In the years since, he has opened no fewer than 14 barbecue shops in and around Memphis. None has stayed open for more than a couple of years, but it wasn't for a lack of good food. In 2014, Nolan competed in an episode of chef G. Garvin's Underground BBQ Challenge on the Travel Channel — and won, collecting a hefty $10,000 prize. He attributes the closures to a combination of bad location and bad financing.
"I've been doing this thing long enough," admits Nolan, now 62. "I made enough mistakes. Now I know how to do it. This is a no-miss situation."
Earlier this week, he opened Ray'z World Famous Dr. Bar-b-que on S. Main. Technically speaking, Nolan is no doctor; he says the name is a reference to the food's medicinal properties. In any case, the barbecue is truly tasty.
Start with a plate of ribs ($10.95). They're dry-roasted on an open-pit grill with a spice rub that Nolan calls his MFE — Miracle Flavor Enhancer. The meat is a dreamy pink, enrobed in a gorgeous, dark-brown crust. It's good enough to eat without sauce, but don't skip it. It's a signature recipe that features mostly natural ingredients, including red wine vinegar, minced garlic, and blueberries.

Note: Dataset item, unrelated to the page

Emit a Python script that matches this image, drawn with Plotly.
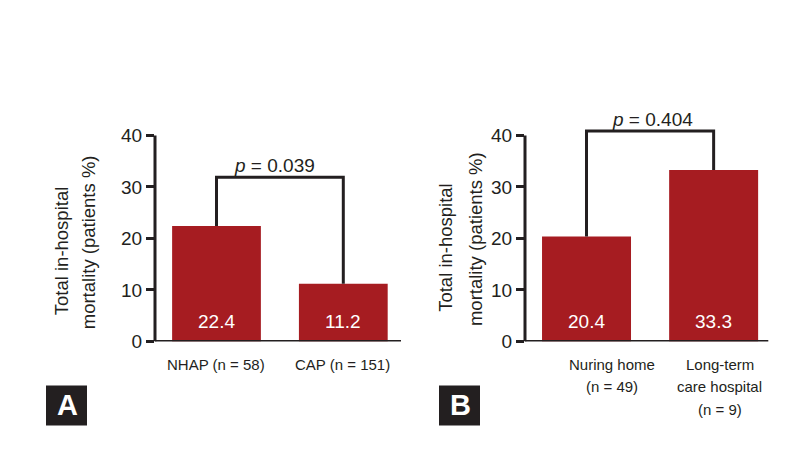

What's the secret to a good rack of ribs?
"You've got to control your fire," whispers Nolan, with a passionate intensity. "You can't rush it. You've got to stay with it like a newborn baby."
- Justin Fox Burks
- Ray Nolan
The story of Dr. Bean's Coffee and Tea Emporium is a buddy movie waiting to happen. The two founders started out as neighbors in Cooper-Young. One was an ER doctor, the other a restaurant manager. Both had a passion for coffee. So they did what anyone would do: They flew to Portland and went to barista school.
I can see it now. Mel Gibson and Danny Glover star in Higher Grounds, the story of two working stiffs who find friendship in a cuppa joe.
They would learn to make coffee during a three-minute montage to Michael Sembello's "Rock Until You Drop." The reality is much more complicated. After Portland, owners Charles Billings and Albert Bean spent a week in Vermont learning to roast. It's a good thing, too, because these days, the field is getting crowded, and you have to do something to stand out. Something like Dr. Bean's Ethiopian Yirgacheffe ($14).
"We try to roast in such a way as to highlight the best qualities of the bean itself," explains Billings, weighing out the coffee on a kitchen scale. "It's like a steak. 15 seconds and one degree of temperature can profoundly alter the flavor."
In the case of the Yirgacheffe, roasting yields something surprising: strawberries. Try it, and tell me if you don't taste them. That distinctive fruity flavor is nestled in a medium-bodied beverage with a lovely, bright aroma. This coffee needs no sweetener. (Also recommended: the Rwandan Kivu Kibuye, $14)
In January, Bean and Billings plan to open a coffee shop on Madison. For now, you can find their beans at local retailers like 387 Pantry, Miss Cordelia's, and Bedrock Eats & Sweets. Where retail is concerned, they are recalling bags that haven't been sold after two weeks.
"The Memphis palate is changing," Bean reflects. "They want to know what they're drinking, who made it, and where it came from."